Academy Galleries in Venice

Academy Galleries in Venice — via Wikimedia Commons
Academy Galleries in Venice · via Wikimedia Commons
Museum · Venice · Dorsoduro sestiere

Academy Galleries in Venice (Gallerie dell’Accademia)

The Gallerie dell’Accademia is the principal museum of pre-19th-century Venetian painting, housed in a historic complex on the south bank of the Grand Canal in the Dorsoduro sestiere of Venice. Founded in 1750 as an art academy and reorganised as a public gallery in the Napoleonic period, it holds the world’s most comprehensive collection of Venetian masters including Giovanni Bellini, Vittore Carpaccio, Giorgione, Titian, Tintoretto, and Paolo Veronese. The museum also preserves Leonardo da Vinci’s Vitruvian Man, one of the most recognised drawings in the history of art.

At a glance

Type
State art museum
Period
Complex founded 13th–15th century (Scuola Grande della Carità); museum established 1750, public gallery from 1807
Style
Gothic and Renaissance Venetian architecture (Scuola Grande, church, and convent of Santa Maria della Carità)
Location
Campo della Carità, Dorsoduro, Venice, Italy
Coordinates
45.4311° N, 12.3281° E

Overview

The Gallerie dell’Accademia occupies a complex of three interconnected buildings: the former Scuola Grande di Santa Maria della Carità, the church of the Carità, and the lateral convent of the Lateran Canons. Positioned at the foot of the Accademia Bridge — one of Venice’s three Grand Canal crossings — the museum anchors the cultural identity of the Dorsoduro neighbourhood. Its collection of approximately 800 works spans five centuries of Venetian painting, from the Byzantine-influenced panels of Paolo Veneziano in the 14th century to the grand narrative canvases of the 18th century.

History

The Accademia di Belle Arti di Venezia was founded in 1750 under the direction of the sculptor Giovanni Battista Piazzetta, initially as a school attached to the existing Scuola Grande della Carità. Following Napoleon’s suppression of Venetian religious confraternities in 1807, the complex was repurposed to house both the academy and its growing collection of artworks transferred from dissolved churches and monasteries across the city. The gallery was progressively expanded and reorganised throughout the 19th and 20th centuries, with a major renovation campaign in the later 20th century to improve circulation and conservation conditions. The current layout, designed partly by Carlo Scarpa in the 1940s–1960s, is itself considered a notable example of museum design.

What you see

The permanent collection is arranged chronologically across 24 rooms, tracing the evolution of Venetian painting from medieval Byzantine influence through the Renaissance revolution of light and colour and into the lavish decorative tradition of the 18th century.
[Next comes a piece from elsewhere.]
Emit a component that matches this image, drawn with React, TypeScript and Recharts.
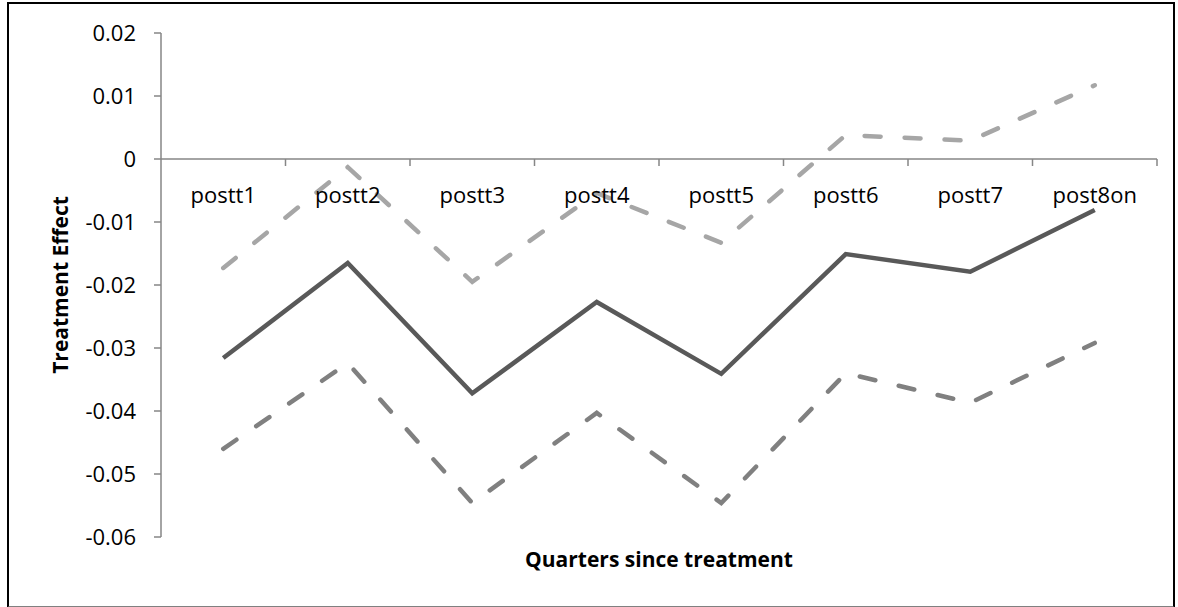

Highlights include Carpaccio’s Cycle of Saint Ursula (1490–1496), Giorgione’s La Tempesta, Titian’s Presentation of the Virgin in the Temple, and Veronese’s Feast in the House of Levi — a monumental canvas transferred from the refectory of the convent of Santi Giovanni e Paolo. Leonardo’s Vitruvian Man is preserved in the museum’s collection but displayed only in exceptional temporary exhibitions, approximately once every six years, due to its extreme light sensitivity.

Cultural significance

The Gallerie dell’Accademia is internationally recognised as the essential destination for understanding Venetian painting as a distinct tradition within the broader history of Western art. Its collection documents the unique role of Venice — its maritime wealth, its relationship with Byzantium and the Islamic world, its lay confraternities and state church — in shaping an artistic culture of unmatched chromatic and narrative richness. The museum itself, housed in buildings that survived the Napoleonic suppressions, embodies the complex history of Venetian cultural continuity and transformation.

Practical information

Address
Campo della Carità 1050, 30123 Venezia (Dorsoduro)
Hours
Tuesday–Sunday, 8:15–19:15; Monday 8:15–14:00 (check official website for current schedule and holiday closures)
Admission
Check gallerieaccademia.it for current ticket prices; advance booking recommended in peak periods

Getting there

The museum is directly accessible from the Accademia Vaporetto stop, served by Lines 1 and 2 along the Grand Canal. The Accademia Bridge connects Dorsoduro to the San Marco sestiere and is a 5-minute walk from Piazza San Marco via the wooden bridge. Water taxis can land at the Accademia traghetto crossing point nearby.